There have been two dominant approaches to the interconnect problem, both based on how the vendor perceived the product. If the vendor saw the programmable fabric as a blank slate onto which the customers could write whatever they pleased, the interface tended to be wide and general-purpose, offering enormous potential bandwidth at the cost of considerable complexity. An example might be Altera’s Excalibur product. Alternatively, if the vendor saw the fabric as simply a place to assemble controllers or bus bridges building-block fashion, the interface tended to be a series of standard—for instance AMBA or Wishbone—interfaces ending at stubs in the programmable routing. An example might be the QuickLogic QuickMIPS.
Ostensibly, Zynq is something different: a blank slate on which users write software, some of which will execute on the chip’s two hard ARM Cortex A-9 cores, and some of which will be implemented on accelerators in the chip’s logic fabric. This approach must have presented a bit of a puzzle to the Xilinx architects. Do you create a fully general interface between the A9 cluster and the fabric? If so, at what level—the A9’s coprocessor port? The L2 controller? The coherency engine? Or do you implement a more restrictive but familiar interface, and if so, which one?
Part of the complexity of the problem lies in the level of abstraction Xilinx has in mind. The main purpose of the fabric—aside from the odd protocol controller—is to implement accelerators inferred from the software. But the software contains little information from which anyone could infer an interface structure to go between the A9 cluster and the accelerator.
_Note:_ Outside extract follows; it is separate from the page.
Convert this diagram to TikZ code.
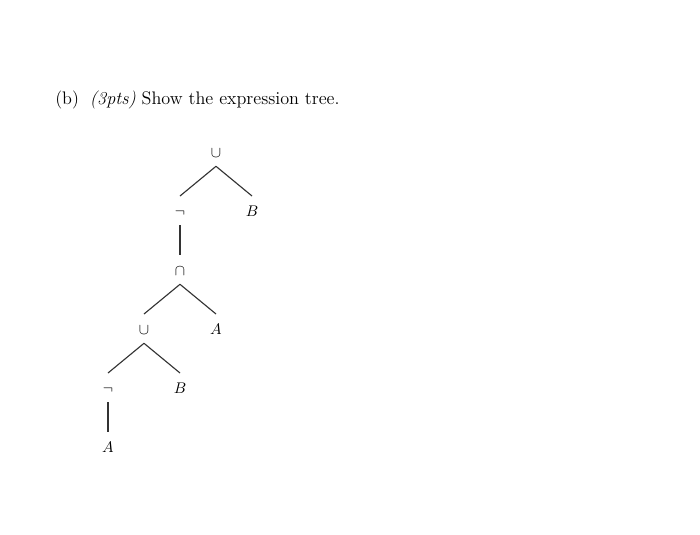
\documentclass[tikz,border=0pt]{standalone}
\begin{document}
\begin{tikzpicture}[x=0.71pt,y=-0.71pt,
  tn/.style={anchor=base,font=\fontsize{11.3}{13}\selectfont,text height=11pt,text depth=3.4pt,inner xsep=1pt,inner ysep=3pt},
  br/.style={line width=0.8pt,black!80}]
\useasboundingbox (0,0) rectangle (700,534);
\node[anchor=base west,inner sep=0pt,font=\fontsize{12.9}{15}\selectfont] (title) at (55,104) {(b)\hspace{0.6em}\textit{(3pts)} Show the expression tree.};
\node[tn] (r) at (216,157) {$\cup$};
\node[tn] (n1) at (180,216) {$\neg$};
\node[tn] (b1) at (252,216) {$B$};
\node[tn] (c) at (180,275) {$\cap$};
\node[tn] (u) at (144,334) {$\cup$};
\node[tn] (a1) at (216,334) {$A$};
\node[tn] (n2) at (108,393) {$\neg$};
\node[tn] (b2) at (180,393) {$B$};
\node[tn] (a2) at (108,452) {$A$};
\draw[br] (r.south) -- (n1.north);
\draw[br] (r.south) -- (b1.north);
\draw[br] (n1.south) -- (c.north);
\draw[br] (c.south) -- (u.north);
\draw[br] (c.south) -- (a1.north);
\draw[br] (u.south) -- (n2.north);
\draw[br] (u.south) -- (b2.north);
\draw[br] (n2.south) -- (a2.north);
\end{tikzpicture}
\end{document}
Presumably in an attempt to bound the problem and render it familiar to SoC architects, Xilinx chose to implement the interface using a standard AMBA 3 bus structure. The exact structure is described in various ways in different places, but it appears that there are two switch matrices: one AMBA-3 for general peripherals and one AXI-3 grouped around the DRAM controller. The peripheral-side switch appears to have five ports for the CPU cluster, a port for each of the eight hard I/O controller blocks, one for a hard static memory controller, and four that end as stubs in the programmable fabric. The second switch has two CPU ports, two ports for the hard DRAM controller, and five ports ending in the fabric.
One of these five ports supports the Accelerator Coherence Port (ACP.) This port provides additional protocol allowing an accelerator to snoop the processor cluster’s L1 and L2 caches—but not, apparently, the cluster’s On-Chip Memory. The intent is for a CPU task to leave a control and data block in cache, and for an accelerator in the programmable fabric to read the block directly from cache, avoiding a write-back to DRAM. The protocol is not symmetric, though: CPU reads and writes do not snoop memory in the fabric. So accelerators are not fully coherent with the system memory.
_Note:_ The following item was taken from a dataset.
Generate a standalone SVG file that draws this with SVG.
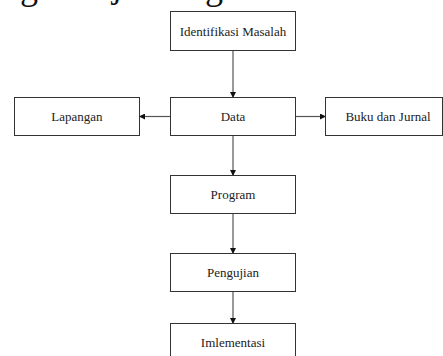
<svg xmlns="http://www.w3.org/2000/svg" width="443" height="356" viewBox="0 0 443 356">
<style>
.box{fill:#fff;stroke:#333;stroke-width:1}
.lbl{font-family:"Liberation Serif","Times New Roman",serif;font-size:13px;fill:#222;text-anchor:middle}
.edge{stroke:#555;stroke-width:1.2;fill:none;marker-end:url(#ah)}
.frag{font-family:"Liberation Serif","Times New Roman",serif;font-size:36px;fill:#111}
</style>
<defs>
<marker id="ah" markerWidth="6" markerHeight="6" refX="5" refY="3" orient="auto" markerUnits="userSpaceOnUse">
<path d="M0,0 L6,3 L0,6 Z" fill="#111"/>
</marker>
</defs>
<rect width="443" height="356" fill="#fff"/>
<g id="caption-fragment">
<text class="frag" x="20" y="-1">g</text>
<text class="frag" x="112" y="-3">j</text>
<text class="frag" x="205" y="-1">g</text>
</g>
<g id="connectors">
<line class="edge" x1="233" y1="51" x2="233" y2="97"/>
<line class="edge" x1="170" y1="116.5" x2="140" y2="116.5"/>
<line class="edge" x1="296" y1="116.5" x2="325" y2="116.5"/>
<line class="edge" x1="233" y1="136" x2="233" y2="175"/>
<line class="edge" x1="233" y1="214" x2="233" y2="253"/>
<line class="edge" x1="233" y1="292" x2="233" y2="323"/>
</g>
<g id="identifikasi">
<rect class="box" x="170.5" y="11.5" width="125" height="39"/>
<text class="lbl" x="233" y="35.5">Identifikasi Masalah</text>
</g>
<g id="data">
<rect class="box" x="170.5" y="97.5" width="125" height="38"/>
<text class="lbl" x="233" y="121">Data</text>
</g>
<g id="lapangan">
<rect class="box" x="14.5" y="97.5" width="125" height="38"/>
<text class="lbl" x="77" y="121">Lapangan</text>
</g>
<g id="buku">
<rect class="box" x="325.5" y="97.5" width="117" height="38"/>
<text class="lbl" x="388" y="121">Buku dan Jurnal</text>
</g>
<g id="program">
<rect class="box" x="170.5" y="175.5" width="125" height="38"/>
<text class="lbl" x="233" y="199">Program</text>
</g>
<g id="pengujian">
<rect class="box" x="170.5" y="253.5" width="125" height="38"/>
<text class="lbl" x="233" y="277">Pengujian</text>
</g>
<g id="implementasi">
<rect class="box" x="170.5" y="323.5" width="125" height="40"/>
<text class="lbl" x="233" y="347">Imlementasi</text>
</g>
</svg>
With this variety of ports, including general-purpose AMBA I/O ports, AXI ports with access to the DRAM controller, and one dedicated ACP, Xilinx has covered quite a range of possible structures in the programmable fabric. The company plans to provide AMBA interface IP, presumably including an ACP client, to ease implementation of connections to the AMBA structure.
That still leaves a gap between the vision of a C-driven virtual processing platform and the reality of architecting a complex AXI-based set of accelerators. Rajagopalan said that Xilinx’s AutoESL tool could infer some interfaces and buffers. But much of the task of isolating hot code segments, architecting accelerators, and fitting the accelerator’s control and data flows into Zynq’s AMBA/AXI structure will require skills in system architecture and a solid understanding of AXI 3. It’s not all about the software yet.